Au cours des siècles, les immeubles changèrent souvent de titulaires et la propriété fut scindée entre plusieurs familles, au gré des héritages et des mariages.
L’architecture de l’immeuble n’attirait les regards que par les 2 échauguettes placées aux angles de la façade sur les rues de la Madeleine et des Quinze-Vingts. Mais, lors de travaux de restauration, les échauguettes bâties au XIX° siècle disparurent, et avec la réfection du pignon sud-ouest de l’Hôtel Menisson, côté du 3, rue des Quinze-Vingts, apparut enfin l’élégance de cet immeuble.
En 1572, François Trumeau écrivit un poème intitulé « Pirrhae Menissonis Epicedium », sous forme d’éloge funèbre, de 420 vers, à une femme par son mari, François le Duchat. Ce dernier, écuyer, était le mari de Pierette Menisson, l’une des filles de Christophe Menisson. Cet ouvrage se trouvait dans un des Miscellanéa (recueil d’ouvrages) de la bibliothèque de Pierre et François Pithou. Il est aujourd’hui à la Médiathèque de Troyes.
Un événement politique imprévu surgit en 1787 : le roi décide le 15 août, de transporter le Parlement à Troyes, à la suite de profondes divergences avec les membres de cette assemblée, sur la manière de lever de nouveaux impôts. Les magistrats avaient « osé » demander la convocation d’Etats généraux, seuls susceptibles, selon eux, d’octroyer les subsides nécessaires à la couronne. Le Parlement de Paris reçut l’ordre de continuer à rendre la justice en se transportant à Troyes immédiatement. Les habitants s’empressent alors d’ouvrir leurs foyers aux magistrats. L’un d’eux, M. de Can, substitut du procureur général, loge à l’Hôtel Menisson, chez le baron Jacques Corps, seigneur de Regnault, conseiller au grand Conseil, époux d’Anne de Mauroy. Déjà le 16 août, la plus grande partie d’entre eux était arrivée et le lendemain « ces pères de la patrie » comme l’écrit le « Journal de Troyes » avaient posé sur la tête des jeunes élèves du lycée (dirigé par les Pères de l’oratoire depuis 1630), les couronnes de laurier… Le Parlement fut de retour à Paris, après le 24 septembre 1787, lorsque, par de nouvelles lettres-patentes, les magistrats prirent acte de la décision de Louis XVI ; de faire cesser cet exil. M. de Can, comme tous les magistrats, prit congé de ses hôtes. La famille de Jacques Corps, dont la famille posséda le château de Saint-Phal, en a été le dernier propriétaire.
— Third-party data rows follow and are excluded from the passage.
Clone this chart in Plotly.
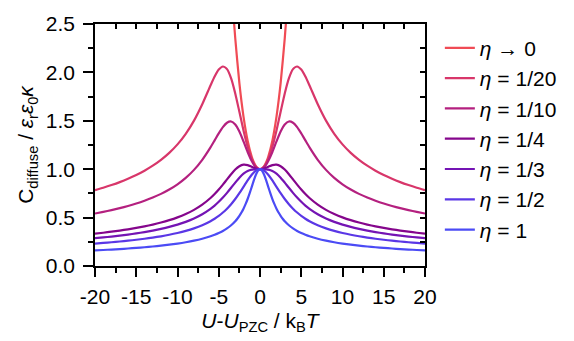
import plotly.graph_objects as go

# ---- data (x = U-U_PZC / kBT, y = C_diffuse / eps_r eps_0 kappa) ----
x_tickvals = [-20, -15, -10, -5, 0, 5, 10, 15, 20]
x_ticktext = ["-20", "-15", "-10", "-5", "0", "5", "10", "15", "20"]
y_tickvals = [0.0, 0.5, 1.0, 1.5, 2.0, 2.5]
y_ticktext = ["0.0", "0.5", "1.0", "1.5", "2.0", "2.5"]

x_gc = [-3.5, -3.25, -3, -2.5, -2, -1.5, -1, -0.75, -0.5, -0.25, 0,
        0.25, 0.5, 0.75, 1, 1.5, 2, 2.5, 3, 3.25, 3.5]
y_gc = [2.9642, 2.6377, 2.3524, 1.8884, 1.5431, 1.2947, 1.1276, 1.0711, 1.0314, 1.0078, 1.0,
        1.0078, 1.0314, 1.0711, 1.1276, 1.2947, 1.5431, 1.8884, 2.3524, 2.6377, 2.9642]

x_common = [-20, -19, -18, -17, -16, -15, -14, -13, -12, -11, -10, -9, -8, -7,
            -6, -5.5, -5, -4.5, -4, -3.5, -3, -2.5, -2, -1.5, -1, -0.75, -0.5, -0.25,
            0,
            0.25, 0.5, 0.75, 1, 1.5, 2, 2.5, 3, 3.5, 4, 4.5, 5, 5.5, 6,
            7, 8, 9, 10, 11, 12, 13, 14, 15, 16, 17, 18, 19, 20]

y_eta_1_20 = [0.7830, 0.8082, 0.8359, 0.8667, 0.9012, 0.9403, 0.9848, 1.0362, 1.0966, 1.1687,
              1.2564, 1.3652, 1.5016, 1.6711, 1.8651, 1.9573, 2.0292, 2.0611, 2.0338, 1.9381,
              1.7824, 1.5928, 1.4009, 1.2328, 1.1052, 1.0595, 1.0265, 1.0066,
              1.0,
              1.0066, 1.0265, 1.0595, 1.1052, 1.2328, 1.4009, 1.5928, 1.7824, 1.9381, 2.0338,
              2.0611, 2.0292, 1.9573, 1.8651, 1.6711, 1.5016, 1.3652, 1.2564, 1.1687, 1.0966,
              1.0362, 0.9848, 0.9403, 0.9012, 0.8667, 0.8359, 0.8082, 0.7830]

y_eta_1_10 = [0.5423, 0.5589, 0.5773, 0.5975, 0.6201, 0.6454, 0.6741, 0.7069, 0.7451, 0.7901,
              0.8442, 0.9104, 0.9930, 1.0972, 1.2261, 1.2979, 1.3699, 1.4345, 1.4801, 1.4928,
              1.4623, 1.3891, 1.2868, 1.1776, 1.0838, 1.0481, 1.0217, 1.0055,
              1.0,
              1.0055, 1.0217, 1.0481, 1.0838, 1.1776, 1.2868, 1.3891, 1.4623, 1.4928, 1.4801,
              1.4345, 1.3699, 1.2979, 1.2261, 1.0972, 0.9930, 0.9104, 0.8442, 0.7901, 0.7451,
              0.7069, 0.6741, 0.6454, 0.6201, 0.5975, 0.5773, 0.5589, 0.5423]

y_eta_1_4 = [0.3341, 0.3438, 0.3544, 0.3661, 0.3790, 0.3934, 0.4096, 0.4279, 0.4490, 0.4734,
             0.5024, 0.5372, 0.5799, 0.6337, 0.7024, 0.7437, 0.7900, 0.8408, 0.8948, 0.9486,
             0.9964, 1.0312, 1.0468, 1.0425, 1.0253, 1.0156, 1.0074, 1.0019,
             1.0,
             1.0019, 1.0074, 1.0156, 1.0253, 1.0425, 1.0468, 1.0312, 0.9964, 0.9486, 0.8948,
             0.8408, 0.7900, 0.7437, 0.7024, 0.6337, 0.5799, 0.5372, 0.5024, 0.4734, 0.4490,
             0.4279, 0.4096, 0.3934, 0.3790, 0.3661, 0.3544, 0.3438, 0.3341]

y_eta_1_3 = [0.2870, 0.2952, 0.3042, 0.3141, 0.3249, 0.3370, 0.3505, 0.3658, 0.3833, 0.4036,
             0.4274, 0.4559, 0.4908, 0.5345, 0.5905, 0.6244, 0.6630, 0.7067, 0.7554, 0.8079,
             0.8618, 0.9124, 0.9542, 0.9822, 0.9959, 0.9986, 0.9997, 1.0000,
             1.0,
             1.0000, 0.9997, 0.9986, 0.9959, 0.9822, 0.9542, 0.9124, 0.8618, 0.8079, 0.7554,
             0.7067, 0.6630, 0.6244, 0.5905, 0.5345, 0.4908, 0.4559, 0.4274, 0.4036, 0.3833,
             0.3658, 0.3505, 0.3370, 0.3249, 0.3141, 0.3042, 0.2952, 0.2870]

y_eta_1_2 = [0.2318, 0.2383, 0.2453, 0.2531, 0.2616, 0.2710, 0.2816, 0.2934, 0.3069, 0.3225,
             0.3407, 0.3623, 0.3886, 0.4212, 0.4630, 0.4885, 0.5180, 0.5523, 0.5922, 0.6386,
             0.6920, 0.7523, 0.8177, 0.8837, 0.9428, 0.9666, 0.9847, 0.9961,
             1.0,
             0.9961, 0.9847, 0.9666, 0.9428, 0.8837, 0.8177, 0.7523, 0.6920, 0.6386, 0.5922,
             0.5523, 0.5180, 0.4885, 0.4630, 0.4212, 0.3886, 0.3623, 0.3407, 0.3225, 0.3069,
             0.2934, 0.2816, 0.2710, 0.2616, 0.2531, 0.2453, 0.2383, 0.2318]

x_eta_1 = [-20, -19, -18, -17, -16, -15, -14, -13, -12, -11, -10, -9, -8, -7,
           -6, -5.5, -5, -4.5, -4, -3.5, -3, -2.75, -2.5, -2.25, -2, -1.75, -1.5, -1.25,
           -1, -0.75, -0.5, -0.25, 0, 0.25, 0.5, 0.75, 1, 1.25, 1.5, 1.75, 2, 2.25, 2.5,
           2.75, 3, 3.5, 4, 4.5, 5, 5.5, 6, 7, 8, 9, 10, 11, 12, 13, 14, 15, 16, 17, 18, 19, 20]
y_eta_1 = [0.1609, 0.1653, 0.1700, 0.1751, 0.1807, 0.1869, 0.1938, 0.2016, 0.2103, 0.2203,
           0.2318, 0.2453, 0.2616, 0.2816, 0.3069, 0.3225, 0.3407, 0.3623, 0.3886, 0.4212,
           0.4630, 0.4885, 0.5180, 0.5523, 0.5922, 0.6386, 0.6920, 0.7523, 0.8177, 0.8837,
           0.9428, 0.9847, 1.0, 0.9847, 0.9428, 0.8837, 0.8177, 0.7523, 0.6920, 0.6386,
           0.5922, 0.5523, 0.5180, 0.4885, 0.4630, 0.4212, 0.3886, 0.3623, 0.3407, 0.3225,
           0.3069, 0.2816, 0.2616, 0.2453, 0.2318, 0.2203, 0.2103, 0.2016, 0.1938, 0.1869,
           0.1807, 0.1751, 0.1700, 0.1653, 0.1609]

names = ["<i>η</i> → 0", "<i>η</i> = 1/20", "<i>η</i> = 1/10", "<i>η</i> = 1/4",
         "<i>η</i> = 1/3", "<i>η</i> = 1/2", "<i>η</i> = 1"]
colors = ["#F04B55", "#D8366A", "#B4207F", "#85068C", "#7414B4", "#5A37E6", "#4B4BF5"]

series = [(x_gc, y_gc), (x_common, y_eta_1_20), (x_common, y_eta_1_10),
          (x_common, y_eta_1_4), (x_common, y_eta_1_3), (x_common, y_eta_1_2),
          (x_eta_1, y_eta_1)]

FONT = "Liberation Sans, Arial, sans-serif"
FS = 21

fig = go.Figure()
for (xs, ys), nm, col in zip(series, names, colors):
    fig.add_trace(go.Scatter(x=xs, y=ys, mode="lines", name=nm,
                             line=dict(color=col, width=2.2, shape="spline", smoothing=0.6)))

# dummy trace to activate mirrored (top/right) axes
fig.add_trace(go.Scatter(x=[None], y=[None], xaxis="x2", yaxis="y2",
                         showlegend=False, hoverinfo="skip"))

axis_common = dict(showgrid=False, zeroline=False, showline=True, linecolor="black",
                   linewidth=1.6, tickcolor="black", tickwidth=1.5)

fig.update_layout(
    width=574, height=341,
    margin=dict(l=95, r=147, t=17, b=75),
    paper_bgcolor="white", plot_bgcolor="white",
    font=dict(family=FONT, size=FS, color="black"),
    xaxis=dict(range=[-20, 20], tickmode="array", tickvals=x_tickvals, ticktext=x_ticktext,
               ticks="outside", ticklen=9, ticklabelstandoff=2,
               minor=dict(dtick=2.5, tick0=-20, ticks="outside", ticklen=5,
                          tickcolor="black", tickwidth=1.5),
               title=dict(text="<i>U</i>-<i>U</i><sub>PZC</sub> / k<sub>B</sub><i>T</i>",
                          font=dict(size=FS), standoff=6),
               tickfont=dict(size=FS), **axis_common),
    yaxis=dict(range=[0, 2.5], tickmode="array", tickvals=y_tickvals, ticktext=y_ticktext,
               ticks="outside", ticklen=10, ticklabelstandoff=4,
               minor=dict(dtick=0.25, tick0=0, ticks="outside", ticklen=5,
                          tickcolor="black", tickwidth=1.5),
               title=dict(text="C<sub>diffuse</sub> / <i>ε</i><sub>r</sub><i>ε</i><sub>0</sub><i>κ</i>",
                          font=dict(size=FS), standoff=6),
               tickfont=dict(size=FS), **axis_common),
    xaxis2=dict(overlaying="x", side="top", range=[-20, 20], tickmode="array",
                tickvals=x_tickvals, ticks="inside", ticklen=5, showticklabels=False,
                minor=dict(dtick=2.5, tick0=-20, ticks="inside", ticklen=5,
                           tickcolor="black", tickwidth=1.5),
                **axis_common),
    yaxis2=dict(overlaying="y", side="right", range=[0, 2.5], tickmode="array",
                tickvals=y_tickvals, ticks="inside", ticklen=5, showticklabels=False,
                minor=dict(dtick=0.25, tick0=0, ticks="inside", ticklen=5,
                           tickcolor="black", tickwidth=1.5),
                **axis_common),
    legend=dict(x=1.045, y=0.985, xanchor="left", yanchor="top",
                bgcolor="rgba(0,0,0,0)", borderwidth=0,
                font=dict(family=FONT, size=FS), itemwidth=30, tracegroupgap=0),
    showlegend=True,
)

fig.write_html("out.html")
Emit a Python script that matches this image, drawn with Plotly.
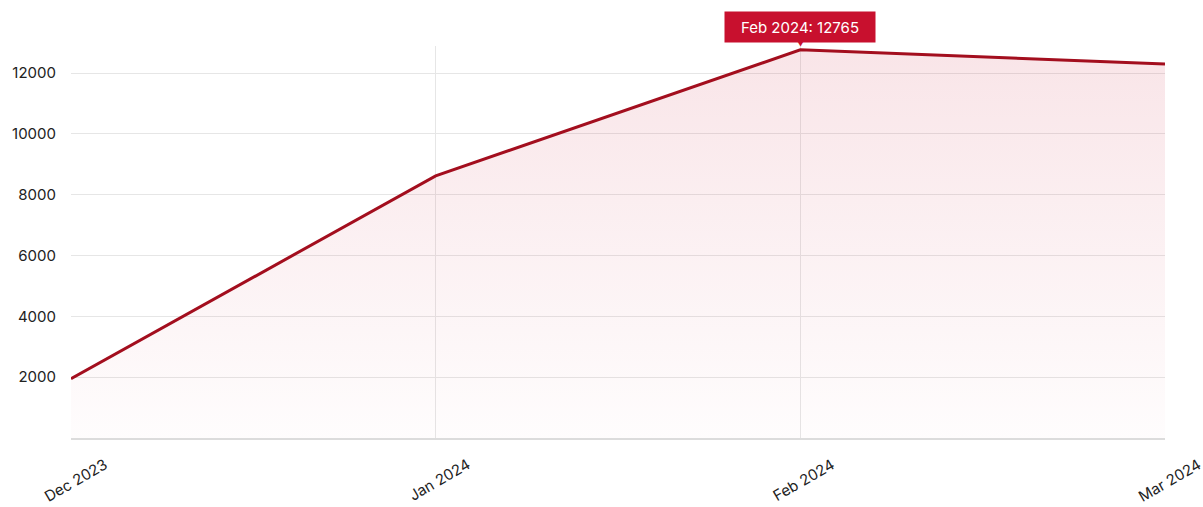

Sa famille émigrera à la Révolution. L’immeuble sera vendu comme bien national, et passe dans la famille de Charles de Villiers, officier de santé, ancien chirurgien à Paris, qui le rétrocède à Pierre Barrois, perruquier, en 1805. 1822, nouvelle apparition de la baronne de Corps, après la succession en 1810, de Madeleine Dessaint, veuve de Jacques Corps. En 1834, le vicomte Philippe Massin, neveu du président Corps et son frère, le comte Augustin-Victor de Massin, ancien colonel de Cuirassiers, vendent une partie de l’immeuble à Adolphe Boucher de la Rupelle, qui, à son tour, se dessaisit de son acquisition.
L’Hôtel Menisson est, en 1862, propriété de Pierre-Nicolas Munie, banquier, demeurant à Troyes, place Saint-Pantaléon. Il y établit un cercle littéraire. En 1864, l’immeuble abrite un commerce de chaussures pour mariages et premières communions. Il appartient à la veuve Maret, sous l’enseigne de « Sainte-Marie ».
En 1879, le propriétaire est François Pingaud, puis à son décès en 1897, à M. Férat, jusqu’à
sa vente le 21 mars 1974, à la « Communauté des Chrétiens ». Entre temps, les locaux abritent l’imprimerie Martini en 1907. Entre 1920 et 1968, l’Hôtel Menisson est loué par la Chambre
des Notaires de l’Aube, qui y tint son siège au premier étage. De 1929 à 1936, une salle est mise à la disposition des commissaires priseurs de la ville de Troyes.